We know that we need to share the knowledge and testimony of our experience with the community and the education system so they can also have additional research that can be included in their new policies and procedures for the new inclusive model of education. I wrote my article “A cry for Prevention and Intervention: Challenges of Children in Inclusive Classrooms, Strategies for Support” for the community to learn how we found practical strategies that helped us in the healing process of our child and us.
It has been a difficult journey of 24/7 support that I had to provide to get him back from his traumatic experience, help him recover his self-esteem, and go back to school without fear.
But after several long years, he did it with our unconditional love and support. We can declare that he has healed from that traumatic experience, and he is happy. He even forgave those who hurt him in those years. Now he has great social experiences, and he is performing academically and behaving as expected for a child his age. This May, he was promoted from 8th grade, and this Fall, he will start his High School years. We will continue, just like the eagle, watching over him and his siblings. We will watch closely over the practices of the schools because what we have here is just the beginning of big and deserved changes in our school system. This is the root of the positive changes needed for other systems across our dear country. We must persevere not just for our children but for the families and communities. We believe that what you have started here will have the most significant impact if we persevere.
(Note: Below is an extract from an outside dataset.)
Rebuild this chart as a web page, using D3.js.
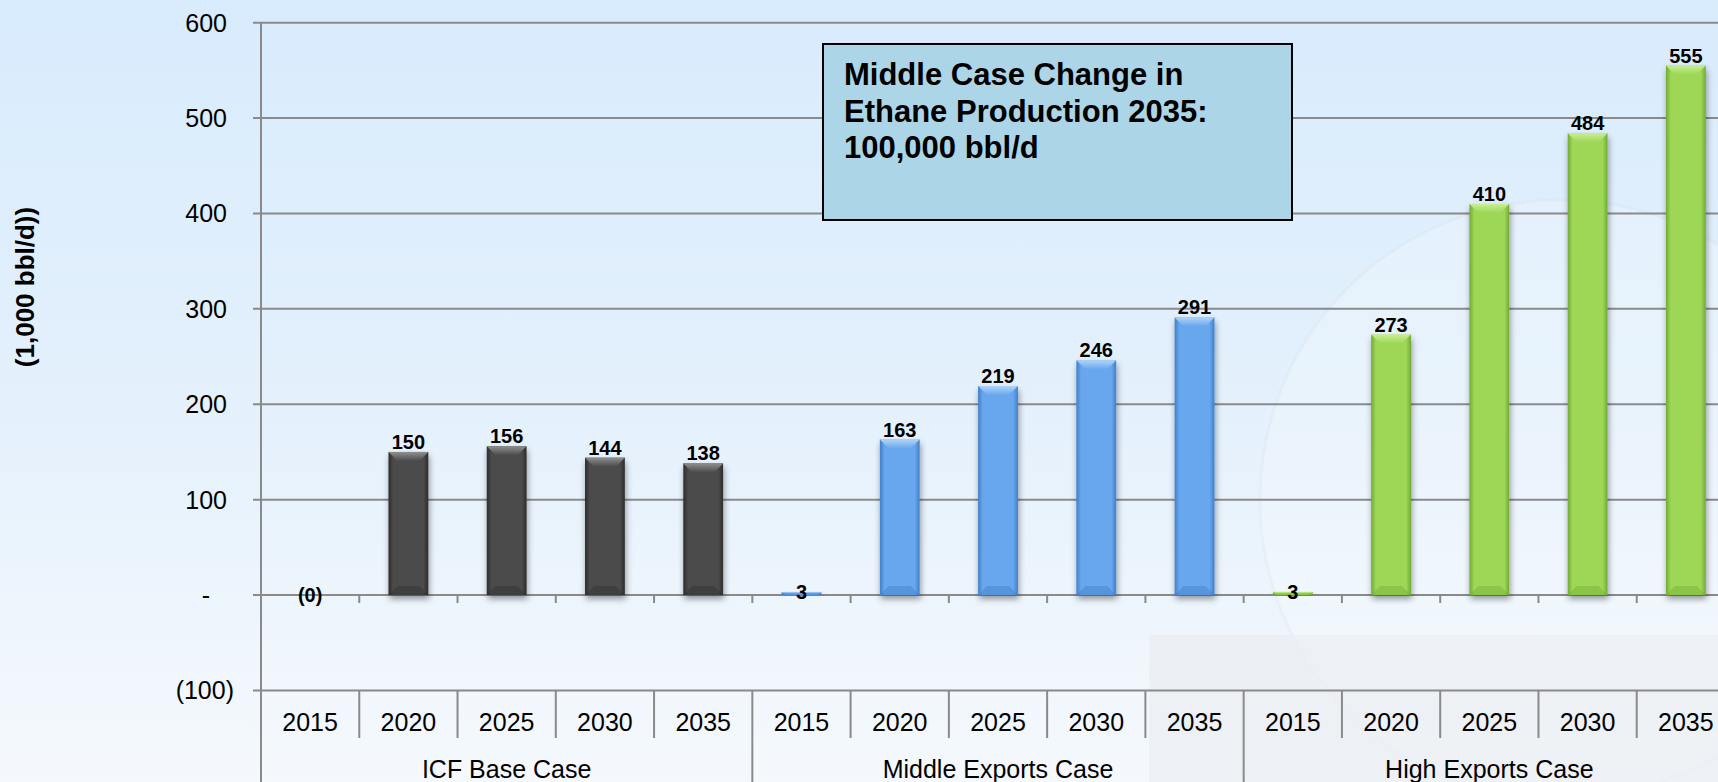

Thank you very much for all the work that you, Mr. Guy Stephens, and the volunteers of this important organization have done. There is still a lot of work to do now, especially during the creation of the new policies, standard procedures, and guidelines for all the schools, and then the hard work of implementation that comes next for this project to succeed. There is always hope, and we believe that for every problem, there is always a sensible solution. With the wonderful teamwork of the parents and education system staff, working together for the best interest and service of our children, our people, and our future leaders.